Saturday, November 19, 2005

Don't Mention the War

David Irving was arrested in Austria for the crime of denying the Holocaust.

I'm trying to figure out the process where you pass a law saying that it's a crime to deny the holocaust.

He was going to travel to New Zealand, but he was not allowed entry, because anyone who has ever been deported from another country needs a special waiver to get into New Zealand and he wasn't granted one. I had no problem with that at all. Or rather I have a problem with our immigration laws, but given that we have these immigration laws then I have no problem with them applying to David Irving just like he was anyone else. But arresting him?

At first I was surprised because I thought Austria was particularly bad at facing up to its anti-semitic past (I may be wrong about that - I've no idea why I think it's true), but actually it makes sense. If you're trying to pretend that something never happened you don't want someone tramping up and down saying in a very loud voice "THIS NEVER HAPPENED". You just ignore it and hope it goes away.

I'm against the state engaging with Holocaust deniers for much the same reasons I'm against the left engaging with neo-nazis. But I think in a country like Austria, putting laws up to deal with a Holocaust denier, paradoxically shows an unwillingness to deal with the reality of the holocaust.


  1. These laws are common in Europe, freedom of speech doesn't seem to count for much there.

    I disagree with you re Irving being barred from entering from NZ. The govt blocked someone from entering the country on the basis of their political opinions. I can't see any way that's a good precedent. If it reflects the original intent of the law, then the law wants changing pretty badly. And if it doesn't reflect the original intent of the law, I hope Irving does take the govt to court and the judge gives them a major bollocking.

  2. But the law says that if someone gets deported from any other country they need a special waiver to come into New Zealand.

    Now I'm an open-borders kind of a gal, so I have a problem with most immigration laws, but I don't see why David Irving should have a special exception. But I could be convinced that there was a problem depending on how the waiver had been applied in the past.
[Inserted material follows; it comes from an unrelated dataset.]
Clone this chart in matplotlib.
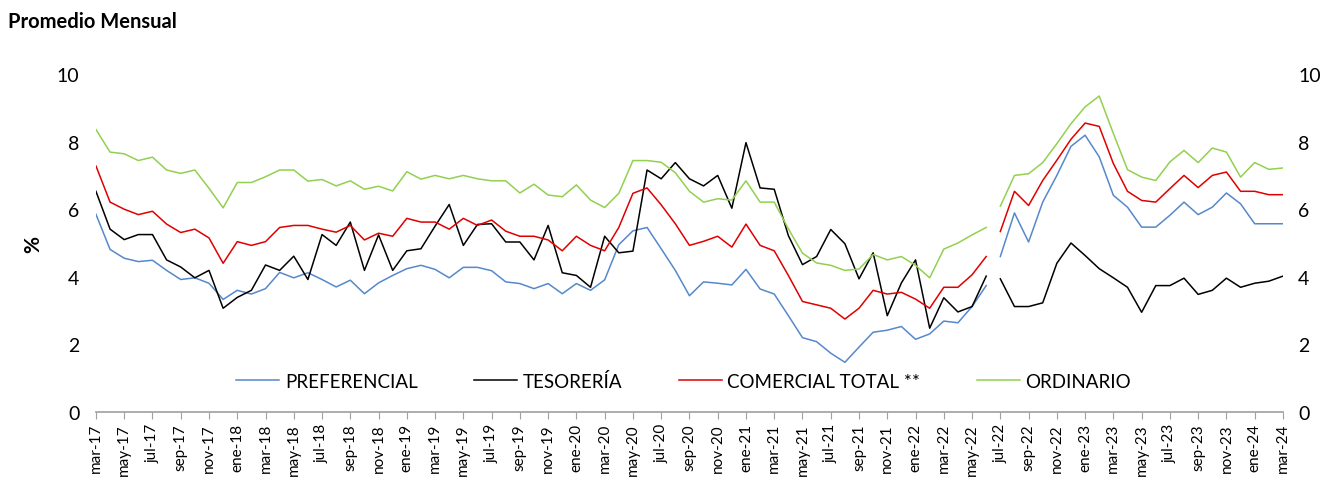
import numpy as np
import matplotlib
matplotlib.use('Agg')
from matplotlib import pyplot as plt

plt.rcParams['font.family'] = ['Lato', 'DejaVu Sans']

# meses mar-17 ... mar-24
meses_es = ['ene', 'feb', 'mar', 'abr', 'may', 'jun', 'jul', 'ago', 'sep', 'oct', 'nov', 'dic']
fechas = []
for k in range(85):
    m = (2 + k) % 12
    a = 17 + (2 + k) // 12
    fechas.append(meses_es[m] + '-' + str(a))

# tramo 1: mar-17 a jun-22, tramo 2: jul-22 a mar-24
preferencial = [5.85, 4.81, 4.55, 4.45, 4.49, 4.19, 3.92, 3.97, 3.81, 3.33, 3.60, 3.49, 3.65, 4.13, 3.97, 4.12,
                3.92, 3.70, 3.90, 3.50, 3.82, 4.04, 4.24, 4.34, 4.22, 3.97, 4.28, 4.28, 4.18, 3.85, 3.80, 3.65,
                3.80, 3.50, 3.80, 3.60, 3.91, 4.95, 5.36, 5.46, 4.83, 4.19, 3.44, 3.85, 3.81, 3.76, 4.22, 3.64,
                3.49, 2.85, 2.20, 2.08, 1.74, 1.47, 1.92, 2.36, 2.42, 2.53, 2.15, 2.31, 2.69, 2.64, 3.12, 3.74,
                4.60, 5.89, 5.03, 6.21, 7.00, 7.86, 8.19, 7.55, 6.41, 6.06, 5.47, 5.47, 5.82, 6.21, 5.84, 6.06,
                6.48, 6.16, 5.57, 5.57, 5.57]
tesoreria = [6.53, 5.41, 5.10, 5.25, 5.25, 4.50, 4.29, 3.97, 4.19, 3.07, 3.39, 3.60, 4.35, 4.19, 4.61, 3.92,
             5.25, 4.93, 5.62, 4.19, 5.24, 4.19, 4.77, 4.83, 5.50, 6.14, 4.93, 5.55, 5.57, 5.03, 5.03, 4.50,
             5.52, 4.12, 4.04, 3.69, 5.20, 4.71, 4.76, 7.16, 6.90, 7.38, 6.90, 6.69, 7.00, 6.03, 7.97, 6.63,
             6.59, 5.22, 4.36, 4.60, 5.40, 4.98, 3.94, 4.71, 2.85, 3.82, 4.50, 2.48, 3.38, 2.96, 3.12, 4.02,
             3.94, 3.12, 3.12, 3.23, 4.40, 5.00, 4.63, 4.24, 3.97, 3.69, 2.95, 3.74, 3.74, 3.96, 3.48, 3.60,
             3.96, 3.69, 3.81, 3.87, 4.02]
comercial = [7.28, 6.21, 6.00, 5.84, 5.94, 5.56, 5.31, 5.41, 5.15, 4.40, 5.04, 4.93, 5.04, 5.46, 5.52, 5.52,
             5.41, 5.32, 5.52, 5.09, 5.29, 5.20, 5.73, 5.62, 5.62, 5.41, 5.73, 5.52, 5.68, 5.35, 5.20, 5.20,
             5.09, 4.77, 5.20, 4.93, 4.77, 5.46, 6.47, 6.63, 6.13, 5.57, 4.93, 5.05, 5.20, 4.88, 5.56, 4.93,
             4.77, 4.04, 3.27, 3.17, 3.07, 2.75, 3.07, 3.60, 3.49, 3.54, 3.34, 3.07, 3.69, 3.69, 4.06, 4.60,
             5.34, 6.53, 6.11, 6.85, 7.45, 8.07, 8.55, 8.45, 7.35, 6.53, 6.26, 6.21, 6.61, 7.00, 6.64, 7.00,
             7.10, 6.53, 6.53, 6.43, 6.43]
ordinario = [8.36, 7.69, 7.64, 7.44, 7.54, 7.16, 7.06, 7.16, 6.62, 6.04, 6.79, 6.79, 6.96, 7.16, 7.16, 6.83,
             6.88, 6.69, 6.84, 6.59, 6.68, 6.54, 7.11, 6.89, 7.00, 6.90, 7.00, 6.90, 6.84, 6.84, 6.48, 6.74,
             6.42, 6.37, 6.72, 6.27, 6.05, 6.47, 7.44, 7.44, 7.39, 7.08, 6.53, 6.21, 6.31, 6.27, 6.84, 6.21,
             6.21, 5.42, 4.70, 4.41, 4.34, 4.19, 4.23, 4.66, 4.50, 4.60, 4.34, 3.97, 4.82, 5.00, 5.24, 5.46,
             6.09, 7.00, 7.05, 7.38, 7.94, 8.53, 9.03, 9.35, 8.24, 7.17, 6.95, 6.85, 7.40, 7.74, 7.38, 7.81,
             7.69, 6.95, 7.38, 7.18, 7.22]
corte = 64  # jul-22: inicio de la nueva serie

series = [('PREFERENCIAL', preferencial, '#5588CC'),
          ('TESORERÍA', tesoreria, '#000000'),
          ('COMERCIAL TOTAL **', comercial, '#E00000'),
          ('ORDINARIO', ordinario, '#92D050')]

fig = plt.figure(figsize=(13.27, 4.81), dpi=100)
ax = fig.add_axes([0.0723, 0.1414, 0.8945, 0.7026])
x = np.arange(len(fechas))
for nombre, v, c in series:
    v = np.array(v)
    ax.plot(x[:corte], v[:corte], color=c, lw=1.1, label=nombre)
    ax.plot(x[corte:], v[corte:], color=c, lw=1.1)

ax.set_xlim(0, len(fechas) - 1)
ax.set_ylim(0, 10)
ax.set_yticks([0, 2, 4, 6, 8, 10])
ax.set_xticks(x[::2])
ax.set_xticklabels(fechas[::2], rotation=90, fontsize=11)
ax.tick_params(axis='x', length=5, color='#A0A0A0', pad=3)
ax.tick_params(axis='y', length=0, labelsize=14, pad=12)
for s in ['top', 'right', 'left']:
    ax.spines[s].set_visible(False)
ax.spines['bottom'].set_color('#A0A0A0')
ax.spines['bottom'].set_linewidth(1.2)

ax2 = ax.twinx()
ax2.set_ylim(0, 10)
ax2.set_yticks([0, 2, 4, 6, 8, 10])
ax2.tick_params(axis='y', length=0, labelsize=14, pad=11)
for s in ax2.spines.values():
    s.set_visible(False)

ax.set_ylabel('%', fontsize=15, fontweight='bold', labelpad=10)

ax.legend(loc='lower center', bbox_to_anchor=(0.495, 0.015), ncol=4, frameon=False,
          fontsize=13.5, handlelength=2.3, columnspacing=3.0, handletextpad=0.3)

fig.text(0.006, 0.955, 'Promedio Mensual', fontsize=14.5, fontweight='bold', va='center')
fig.text(0.006, 1.018, 'Tasas de Interés Activas del Sistema (en %)', fontsize=14,
         fontweight='bold', va='center')

plt.savefig('out.png', dpi=100)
  3. The problem I have with it is, if he'd been someone whose views the govt was happy with, no-one would have even mentioned to him that he needed a waiver, he would have just turned up here like most other visitors. But the govt doesn't like his views, so his deportation from another country provided leverage to keep him out. No moral high ground there.

  4. I'm really not suggesting that the government has any moral high ground in this issue.

    I don't believe that it's true that if his views were something that the government agreed with he woudln't even have been told he'd need a waiver - it's just the waiver may have been granted. But I don't know enough about the way waivers are granted or not granted to know for sure. That's where I could be persuaded.

    I agree that the situation makes it very convenient for the government, because they don't have to take a stand either way, just do nothing and the situation goes away.

  5. The anti-Nazi laws were written into German (and I assume Austrian) legislation after WW2 under allied pressure. You have to understand that having just suffered the most devastating war in history, Europeans in general were keen to do anything to suppress the ideology that caused that war.